Methadon in der Krebstherapie
Das Politmagazin „Plusminus“ berichtete im April dieses Jahres von Patienten, die zusätzlich zu ihrem Chemotherapeutikum D,L-Methadon erhalten. Methadon soll bei Patienten mit Tumoren die Wirkung von Chemotherapien verstärken und zu einer fast vollständigen Zerstörung der Tumoren führen. Dieser und weitere Medienberichte haben zahlreiche Diskussionen ausgelöst: Viele Patienten schöpfen neue Hoffnung, während die Deutsche Gesellschaft für Hämatologie und medizinische Onkologie (DGHO) beispielsweise auf die unzureichende Datenbasis hinweist und vor Risiken einer unkontrollierten Off-label-Anwendung von Methadon warnt. Es sei nicht klar, ob günstige Therapieverläufe tatsächlich durch Methadon verursacht wurden.
Vereinfacht erklärt wird die Wirkung folgendermaßen: Methadon dockt an die Opioid-Rezeptoren der Krebszelle an und öffnet Kanäle, um das Zytostatikum leichter in die Zellen eindringen zu lassen. Zudem stört Methadon den Pumpmechanismus, mit dem die Krebszellen normalerweise das Zytostatikum als Abwehrreaktion wieder nach draußen befördern. Dadurch verbleibt das Zytostatikum in einer größeren Menge in der Zelle und wird nur noch in geringerer Dosis benötigt. Das Zytostatikum hingegen erhöht die Rezeptorendichte auf der Zelle und bietet Methadon mehr Andockstellen. Somit können sich D,L-Methadon und das Chemotherapeutikum durch einen doppelten Synergismus in ihrer Wirkung verstärken.
Dieses Phänomen beobachtete die Chemikerin Dr. Claudia Friesen vom Institut für Rechtsmedizin der Uniklinik Ulm schon im Jahr 2008 im Labor. Im Tierversuch zeigte sich das selbe Ergebnis. Mittlerweile hat sie diese Wirkung bei mehreren Krebspatienten dokumentiert.

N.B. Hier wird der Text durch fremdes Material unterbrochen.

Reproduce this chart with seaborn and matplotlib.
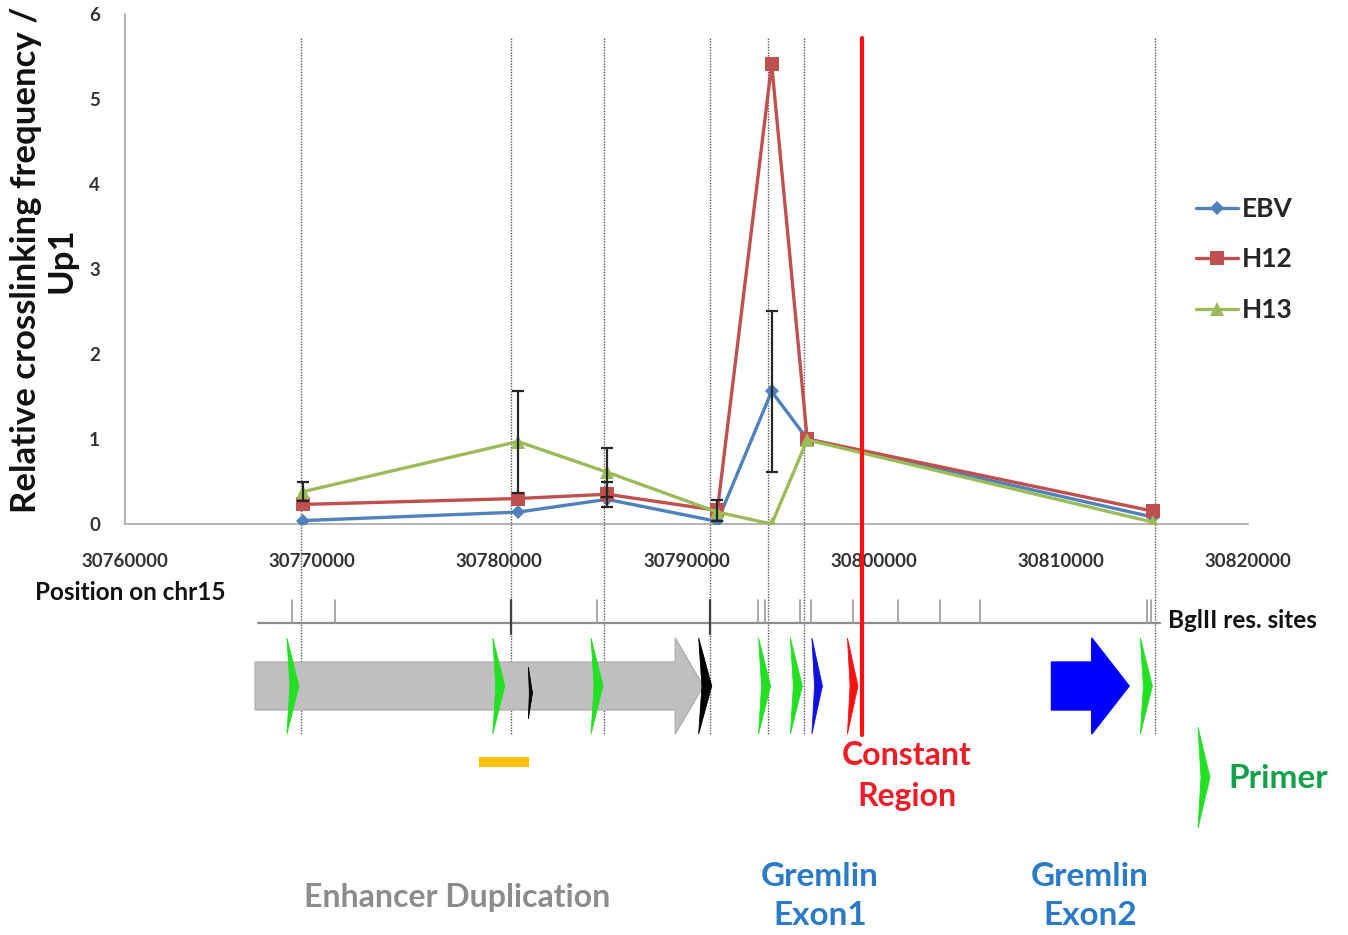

Indikation muss nicht hinterfragt werden
Verschreiben Ärzte ihren Tumorpatienten Methadon nicht zur Schmerzbehandlung, sondern zur Tumorbekämpfung, dann erfolgt diese Therapie off label unter der Verantwortung des Arztes. Dieser trägt auch das Risiko eines möglichen Regresses. Der Apotheker muss bei Rezeptvorlage die Indikation nicht hinterfragen.